At nearly 96, Dolores Huerta is still working. The woman who helped build the American farmworkers' movement, who coined a phrase that became a national rallying cry, and who has been arrested more than twenty times for the causes she believes in, has no apparent interest in slowing down. If anything, the most consequential year of her late life may be the one she is living right now.

The organizer history almost forgot

Born in 1930 in a New Mexico mining town and raised in California's San Joaquin Valley, Huerta began as a schoolteacher. She left the classroom because she could not stand watching her students show up hungry and poorly clothed, the children of farmworkers who had no protection and no voice. In 1962 she co-founded the National Farm Workers Association, the group that became the United Farm Workers, alongside Cesar Chavez. For decades the union's story was told as his. The negotiating, the strategy, and much of the organizing were hers.

Three words that outlived the moment

In 1972, organizing in Arizona, Huerta answered a wall of doubt with a simple insistence. Si se puede, she said. Yes, it can be done. The phrase spread far beyond the fields, and decades later Barack Obama carried its English translation, yes we can, to the White House. Few activists ever produce a single line that lodges itself permanently in a country's language. Huerta produced one almost in passing.

A life measured in honors and arrests

The recognition eventually caught up with the work. She received the Presidential Medal of Freedom in 2012, became the first Latina inducted into the National Women's Hall of Fame, and has collected honorary doctorates along with schools, streets, and murals bearing her name across the West. None of it came easily. She was jailed repeatedly and seriously injured by police during a 1988 protest. The honors are real, but so is the cost behind them.

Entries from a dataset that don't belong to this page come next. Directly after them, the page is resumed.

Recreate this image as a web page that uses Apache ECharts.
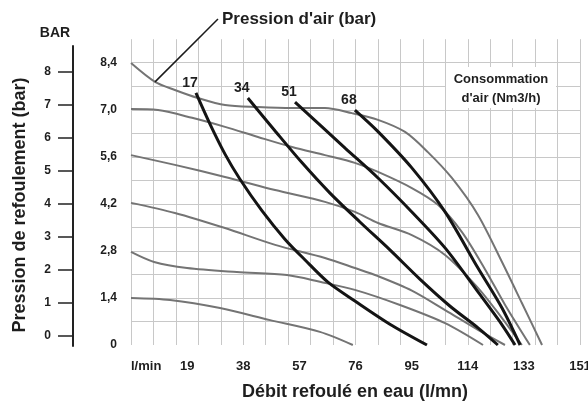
<!DOCTYPE html>
<html><head><meta charset="utf-8">
<script src="https://cdn.jsdelivr.net/npm/echarts@6/dist/echarts.min.js"></script>
<style>html,body{margin:0;padding:0;background:#fff}#c{width:588px;height:405px}</style>
</head><body><div id="c"></div>
<script>
// ---- data: flow (l/min), discharge pressure (bar) ----
// pump curves at given air supply pressure (bar)
const airPressureNames = ['8,4', '7,0', '5,6', '4,2', '2,8', '1,4'];
const air84 = [[0,8.39],[8.1,7.83],[14.8,7.59],[22.6,7.35],[31.7,7.14],[42.8,7.08],[54.3,7.05],[65.4,7.05],[74.5,6.9],[83.3,6.7],[92.4,6.34],[100.1,5.74],[108.2,4.97],[117,3.87],[125.1,2.47],[131.8,1.25],[138.6,0]];
const air70 = [[0,7.02],[9.1,6.99],[20.6,6.76],[31.7,6.49],[42.8,6.19],[54.3,5.89],[65.4,5.65],[75.5,5.42],[83.3,5.15],[94.7,4.67],[103.5,4.17],[111.6,3.36],[119.4,2.25],[126.1,1.2],[134.5,0]];
const air56 = [[0,5.65],[14.8,5.36],[31.7,5.0],[48.6,4.61],[65.4,4.26],[75.5,3.96],[83.3,3.63],[94.7,3.27],[105.9,2.68],[117,1.7],[125.1,0.8],[131.8,0]];
const air42 = [[0,4.23],[14.8,3.93],[31.7,3.48],[48.6,2.98],[65.4,2.59],[75.5,2.29],[83.3,2.05],[94.7,1.62],[105.9,1.04],[117,0.45],[126.1,0]];
const air28 = [[0,2.77],[7.8,2.47],[18.9,2.29],[35.7,2.17],[52.6,2.08],[63.7,1.88],[75.5,1.64],[90.7,1.19],[105.9,0.65],[118.7,0]];
const air14 = [[0,1.4],[13.2,1.34],[30,1.1],[46.9,0.74],[63.7,0.39],[74.8,0]];
// air consumption curves (Nm3/h)
const consumptionNames = ['17', '34', '51', '68'];
const cons17 = [[21.9,7.5],[26.6,6.58],[31.7,5.68],[36.7,4.94],[44.2,3.99],[51.9,3.15],[58.7,2.53],[66.4,1.87],[75.5,1.31],[87.3,0.62],[99.8,0]];
const cons34 = [[39.4,7.35],[48.6,6.37],[57.7,5.42],[67.1,4.52],[77.2,3.66],[87.3,2.83],[97.4,1.96],[107.5,1.16],[117,0.51],[123.7,0]];
const cons51 = [[55.3,7.23],[72.2,5.86],[83.3,4.97],[94.7,3.96],[105.9,2.89],[117,1.58],[125.1,0.6],[129.5,0]];
const cons68 = [[75.5,6.99],[83.3,6.35],[94.7,5.27],[105.9,3.96],[117,2.29],[125.1,1.1],[131.2,0]];
// tick labels
const xTickLabels = ['19', '38', '57', '76', '95', '114', '133', '151'];
const xUnitLabel = 'l/min';
const yInnerTickLabels = ['0', '1,4', '2,8', '4,2', '5,6', '7,0', '8,4'];
const yOuterTickLabels = ['0', '1', '2', '3', '4', '5', '6', '7', '8'];
// leader point on the 8,4 bar curve for the "Pression d'air" note
const leaderPoint = [8.1, 7.83];

// ---- chart ----
const FONT = '"Liberation Sans", Arial, sans-serif';
const TXT = '#1e1e1e';
const GRIDC = '#c8c8c8';
const flowMax = 151.4, gridStepX = 7.57, labelStepX = 18.925, pMax = 9.1, gridStepY = 0.7;

const chart = echarts.init(document.getElementById('c'), null, {renderer: 'canvas', width: 588, height: 405});

const grayCurves = [air84, air70, air56, air42, air28, air14];
const blackCurves = [cons17, cons34, cons51, cons68];

const series = [];
grayCurves.forEach((d, i) => {
  series.push({
    name: airPressureNames[i], type: 'line', xAxisIndex: 1, yAxisIndex: 0,
    data: d, smooth: 0.3, showSymbol: false, symbol: 'none', silent: true,
    lineStyle: {color: '#747474', width: 2}, z: 3
  });
});
blackCurves.forEach((d, i) => {
  series.push({
    name: consumptionNames[i], type: 'line', xAxisIndex: 1, yAxisIndex: 0,
    data: d, smooth: 0.3, showSymbol: false, symbol: 'none', silent: true,
    lineStyle: {color: '#141414', width: 3}, z: 4
  });
});

const hidden = {show: false};
const option = {
  animation: false,
  backgroundColor: '#fff',
  grid: [
    {left: 131, top: 39.2, width: 449, height: 305.8, outerBoundsMode: 'none', containLabel: false},
    {left: 73, top: 46, width: 10, height: 300, outerBoundsMode: 'none', containLabel: false},
    {left: 73, top: 72, width: 10, height: 264, outerBoundsMode: 'none', containLabel: false}
  ],
  xAxis: [
    {gridIndex: 0, type: 'value', position: 'top', min: 0, max: flowMax, interval: gridStepX,
      axisLine: hidden, axisTick: hidden, axisLabel: hidden,
      splitLine: {show: true, lineStyle: {color: GRIDC, width: 1}}},
    {gridIndex: 0, type: 'value', position: 'bottom', min: 0, max: flowMax, interval: labelStepX,
      axisLine: hidden, axisTick: hidden, splitLine: hidden,
      axisLabel: {show: true, margin: 15, fontFamily: FONT, fontWeight: 'bold', fontSize: 13, color: TXT,
        formatter: v => { const i = Math.round(v / labelStepX); return i === 0 ? '' : (xTickLabels[i - 1] || ''); }}},
    {gridIndex: 1, type: 'value', show: false},
    {gridIndex: 2, type: 'value', show: false}
  ],
  yAxis: [
    {gridIndex: 0, type: 'value', min: 0, max: pMax, interval: gridStepY,
      axisLine: hidden, axisTick: hidden,
      splitLine: {show: true, showMinLine: false, showMaxLine: false, lineStyle: {color: GRIDC, width: 1}},
      axisLabel: {show: true, margin: 14, fontFamily: FONT, fontWeight: 'bold', fontSize: 12, color: TXT,
        formatter: v => { const k = Math.round(v / gridStepY); return (k % 2 === 0 && k / 2 < yInnerTickLabels.length) ? yInnerTickLabels[k / 2] : ''; }}},
    {gridIndex: 1, type: 'value', min: 0, max: 1,
      axisLine: {show: true, onZero: false, lineStyle: {color: '#222', width: 2}},
      axisTick: hidden, axisLabel: hidden, splitLine: hidden},
    {gridIndex: 2, type: 'value', min: 0, max: 8, interval: 1,
      axisLine: {show: false, onZero: false},
      axisTick: {show: true, length: 15, lineStyle: {color: '#222', width: 1.5}},
      splitLine: hidden,
      axisLabel: {show: true, margin: 22, fontFamily: FONT, fontWeight: 'bold', fontSize: 12, color: TXT,
        formatter: v => yOuterTickLabels[Math.round(v)]}}
  ],
  series: series
};
chart.setOption(option);

const toPx = p => chart.convertToPixel({xAxisIndex: 1, yAxisIndex: 0}, p);
const lp = toPx(leaderPoint);
const t = (text, x, y, size, align, extra) => Object.assign({
  type: 'text', x: x, y: y, z: 100,
  style: {text: text, fill: TXT, font: 'bold ' + size + 'px ' + FONT, align: align || 'center', verticalAlign: 'middle'}
}, extra || {});

const curveLabels = blackCurves.map((d, i) => {
  const p = toPx(d[0]);
  return t(consumptionNames[i], p[0] - 6, p[1] - 10, 14);
});

chart.setOption({
  graphic: [
    {type: 'line', z: 50, shape: {x1: lp[0], y1: lp[1], x2: 218, y2: 19}, style: {stroke: '#1a1a1a', lineWidth: 1.5}},
    t("Pression d'air (bar)", 222, 19, 17, 'left'),
    t('BAR', 55, 33, 14),
    t('Pression de refoulement (bar)', 20, 205, 18, 'center', {rotation: Math.PI / 2}),
    t('Débit refoulé en eau (l/mn)', 355, 392, 18),
    t(xUnitLabel, 131, 366, 13, 'left'),
    {type: 'rect', z: 90, shape: {x: 446, y: 67, width: 110, height: 41}, style: {fill: '#fff'}},
    t('Consommation', 501, 79, 13),
    t("d'air (Nm3/h)", 501, 98, 13)
  ].concat(curveLabels)
});
</script>
</body></html>
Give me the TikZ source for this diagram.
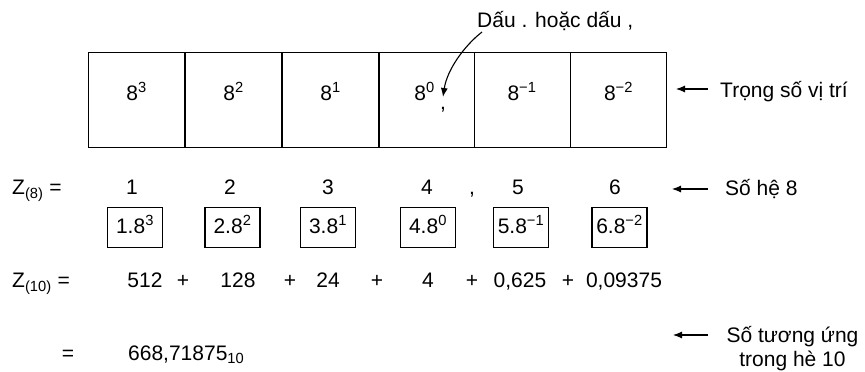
\documentclass[tikz,border=0pt]{standalone}
\usepackage{fontspec}
\setmainfont{Liberation Sans}
\usetikzlibrary{arrows.meta}
\newcommand\sups[1]{\textsuperscript{#1}}
\newcommand\subs[1]{\textsubscript{#1}}
\begin{document}
\begin{tikzpicture}[x=1pt,y=-1pt,
  every node/.style={font=\fontsize{21}{25}\selectfont, inner sep=0pt, text height=15pt, text depth=4pt},
  bigbox/.style={draw, line width=1pt, minimum width=96.5pt, minimum height=95pt, text height=, text depth=},
  smallbox/.style={draw, line width=1.1pt, minimum width=55pt, minimum height=40pt},
  arr/.style={line width=1.1pt, -{Latex[length=9pt,width=7pt]}}]
\useasboundingbox (0,0) rectangle (865,372);
% top row of weight boxes
\node[bigbox] (b1) at (136.5,99.5) {};
\node[bigbox] (b2) at (233.5,99.5) {};
\node[bigbox] (b3) at (330.5,99.5) {};
\node[bigbox, minimum width=95pt] (b4) at (426.5,99.5) {};
\node[bigbox, minimum width=96pt] (b5) at (522,99.5) {};
\node[bigbox] (b6) at (618.5,99.5) {};
\node (w1) at ([yshift=5pt]b1.center) {8\sups{3}};
\node (w2) at ([yshift=5pt]b2.center) {8\sups{2}};
\node (w3) at ([yshift=5pt]b3.center) {8\sups{1}};
\node (w4) at ([yshift=5pt,xshift=-2pt]b4.center) {8\sups{0}};
\node (w5) at ([yshift=5pt]b5.center) {8\sups{−1}};
\node (w6) at ([yshift=5pt]b6.center) {8\sups{−2}};
\node (cm) at (443,104) {,};
% decimal point label
\node[anchor=west] (dau) at (477,22) {Dấu . hoặc dấu ,};
\coordinate (cs) at (482,32);
\coordinate (ce) at (443,97);
\draw[arr] (cs) .. controls (464,46) and (447,70) .. (ce);
% weight label
\node[anchor=west] (t1) at (720,92) {Trọng số vị trí};
\coordinate (a1) at (708,89);
\coordinate (a1e) at (676,89);
\draw[arr] (a1) -- (a1e);
% row Z(8)
\node[anchor=west] (z8) at (12,189) {Z\subs{(8)} =};
\node (d1) at (132,189) {1};
\node (d2) at (230,189) {2};
\node (d3) at (328,189) {3};
\node (d4) at (427,189) {4};
\node (dc) at (472,189) {,};
\node (d5) at (518,189) {5};
\node (d6) at (615,189) {6};
\node[anchor=west] (t2) at (725,190) {Số hệ 8};
\coordinate (a2) at (708,189);
\coordinate (a2e) at (672,189);
\draw[arr] (a2) -- (a2e);
% products
\node[smallbox] (p1) at (135,227.5) {1.8\sups{3}};
\node[smallbox] (p2) at (232.5,227.5) {2.8\sups{2}};
\node[smallbox] (p3) at (328,227.5) {3.8\sups{1}};
\node[smallbox] (p4) at (428,227.5) {4.8\sups{0}};
\node[smallbox] (p5) at (521,227.5) {5.8\sups{−1}};
\node[smallbox] (p6) at (619.5,227.5) {6.8\sups{−2}};
% row Z(10)
\node[anchor=west] (z10) at (12,282) {Z\subs{(10)} =};
\node (v1) at (145,282) {512};
\node (s1) at (183,282) {+};
\node (v2) at (238,282) {128};
\node (s2) at (290,282) {+};
\node (v3) at (328,282) {24};
\node (s3) at (377,282) {+};
\node (v4) at (428,282) {4};
\node (s4) at (472,282) {+};
\node (v5) at (520,282) {0,625};
\node (s5) at (568,282) {+};
\node (v6) at (624,282) {0,09375};
% result
\node (eq) at (68,355) {=};
\node[anchor=west] (res) at (128,355) {668,71875\subs{10}};
\node (t3) at (792.5,337) {Số tương ứng};
\node (t4) at (792.5,361) {trong hè 10};
\coordinate (a3) at (708,335);
\coordinate (a3e) at (673,335);
\draw[arr] (a3) -- (a3e);
\end{tikzpicture}
\end{document}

Breaking a sixty-year silence

In March 2026, Huerta did something that recast her own story. She disclosed that she had been sexually abused by Chavez, the man the movement had mythologized, and that she had carried the secret for sixty years to protect the cause they built together. I channeled everything I had into advocating on behalf of millions, she said of the choice to stay quiet. My silence ends here. The revelation forced an uncomfortable reckoning with how movements are remembered, and who pays the private price for their public victories.

Still in the fight

What is remarkable is that the disclosure has not eclipsed her work, it has run alongside it. Through the Dolores Huerta Foundation she continues to organize around race, poverty, and women's issues, and she has remained politically active into her mid-nineties. Her late-life testimony and her ongoing advocacy are, in the end, the same gesture. Both insist that the people history overlooks deserve to be heard, including, at last, herself.